Steve joined us on the street corner. Grinning faintly, he shot grape-sized balls of colored flame from his hands. Before we could bury him in questions, Steve scooped a handful of short paper tubes from his pocket and gave them to us.
"Squeeze flares," he said. "Here, try some."
They were nearly the size of rifle rounds, made of waxen, pale gray paper like fireworks. Faintly printed arrows indicated both ends of the flare, and we were unfamiliar with the iconography. One of them must have meant "this end towards you," and the other probably meant "point away" or "this end shoots fire." We played around until we got the hang of the them. The last one
beltramgregor tried was a dud; the end popped open and a shower of pale gray dust accumulated on the tabletop. I searched through our tomato-rimed tupperware until I found a clean container, then swept the flare dust inside.
A confused bystander approached the computer and hesitantly ran the cursor across the screen. "What's this... page?" he asked. I assured him it was only a comic that the last user had left loaded. He closed the window and began his own project, never noticing the Strange Activities on which the comic had provided instruction.
I passed Weyerhauser, headed for our house on the Macalester campus. A rambling two-and-a-half story Victorian, it stood where the Bursar's office should have been. As I crossed the street, I veered over to 63 Mac. The kids living there were lounging in hammocks strung from the elm outside. It was a druggie house this year, and I didn't really know them, but we made small talk about the house every so often, commiserated about the closet-sized bathroom.

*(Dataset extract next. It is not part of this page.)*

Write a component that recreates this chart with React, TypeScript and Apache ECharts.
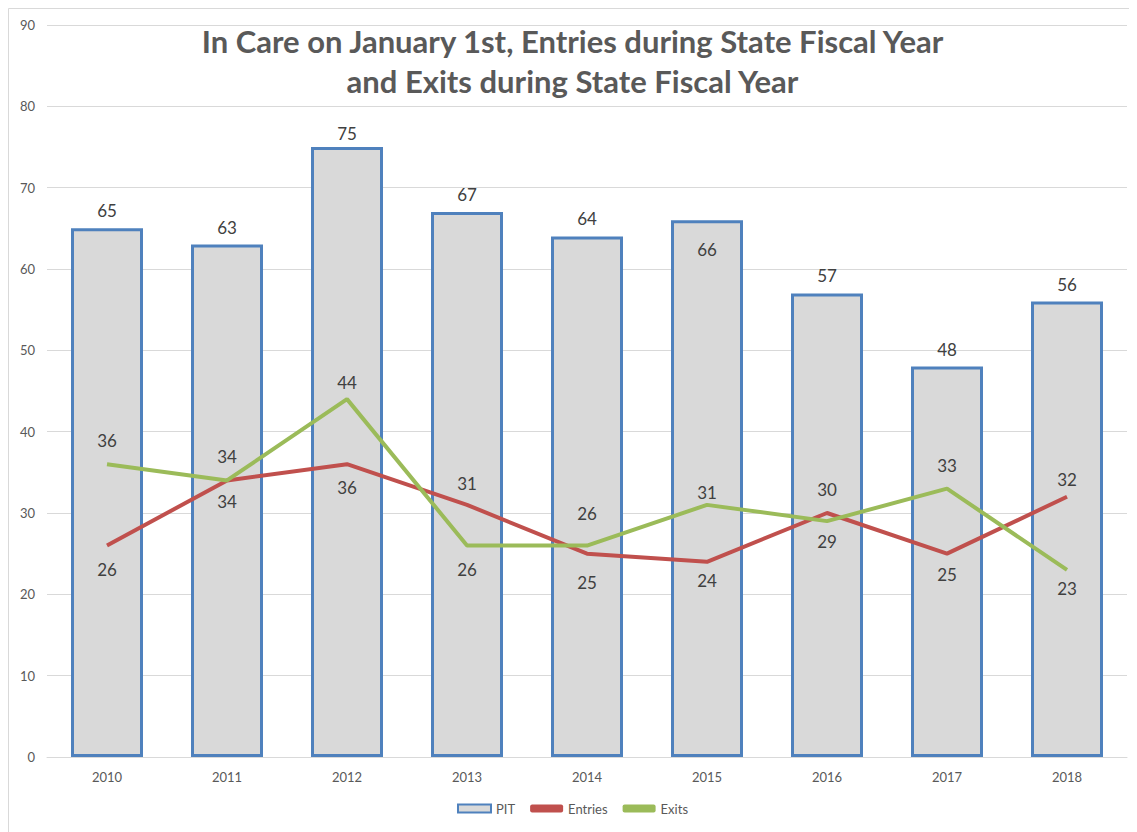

A navy blue 1984 Ford pickup with a camper top perched in the crook of the tree, some thirty feet above the napping students. Undisturbed for years, it'd become an icon for that part of campus. The closest anyone came to messing with it was when someone attached red bike reflectors to the tree just below it. They'd mounted a spare set of turn signals between the reflectors--countersunk them into the tree somehow--and now they turned them on any time they threw a party. Dusk smeared shadows across the street as the pair of orange lights flashed an invitation.